The Barracks was designed and constructed during the period 1869-1871 and is arguably one of the most picturesque with its turreted structure nesting in the beautiful South Kerry landscape.
The existing ruins are probably those of the castle of Valeneymen called Ballycarborow, referred to in a document of 1569.
Local legends say there is an underground tunnel linking the Castle to the nearby Stone Fort of Cahergall. The entrance to this tunnel is supposed to be under the south east corner of the castle.
Part of the southern wall of the castle is missing completely because local farmers in the past took the stone away in order to build their houses. This combined with years of Irish weather have taken its toll on the castle but the structure itself is remarkably intact.
These Forts are over the bridge from Cahersiveen and are near Ballycarbery Castle. They are set in a beautiful surrounding with nice views all around.

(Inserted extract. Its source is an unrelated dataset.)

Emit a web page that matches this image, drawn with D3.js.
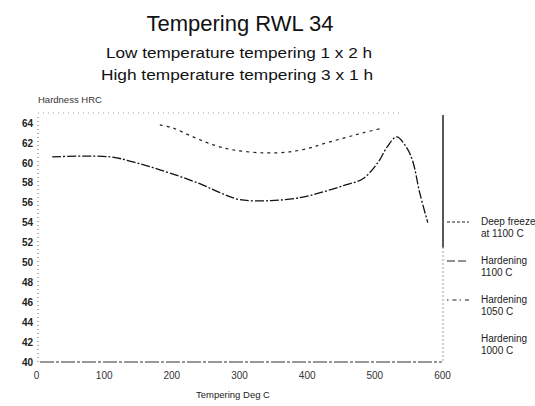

The Cahergall ringfort has undergone extensive reconstruction but part of the original is still there. It is as perfect an example of a ring fort as can be found in the area. The design is a credit to the people who built it. There is an inner sanctum where a fire could be lit and people could stay warm and also an outer sanctum with thick walls and steps. The outer wall is higher in the direction of the prevailing winds to provide maximum shelter.
Surprisingly wide on the top.
The majority of the perimeter walls were destroyed by Cromwell's army. It appears to have been slighted by parliament forces in 1651-2, when Valentia Harbour was being fortified. Dated by Leask to the 15th Century, it comprises a fine, ivy covered tower house surrounded by the remains of a bawn. Much of the South and East walls of both the keep and bawn are destroyed, presumably due to the mid 17th Century slighting, though a portion of the southern bawn was dismantled and removed in the early 20th Century.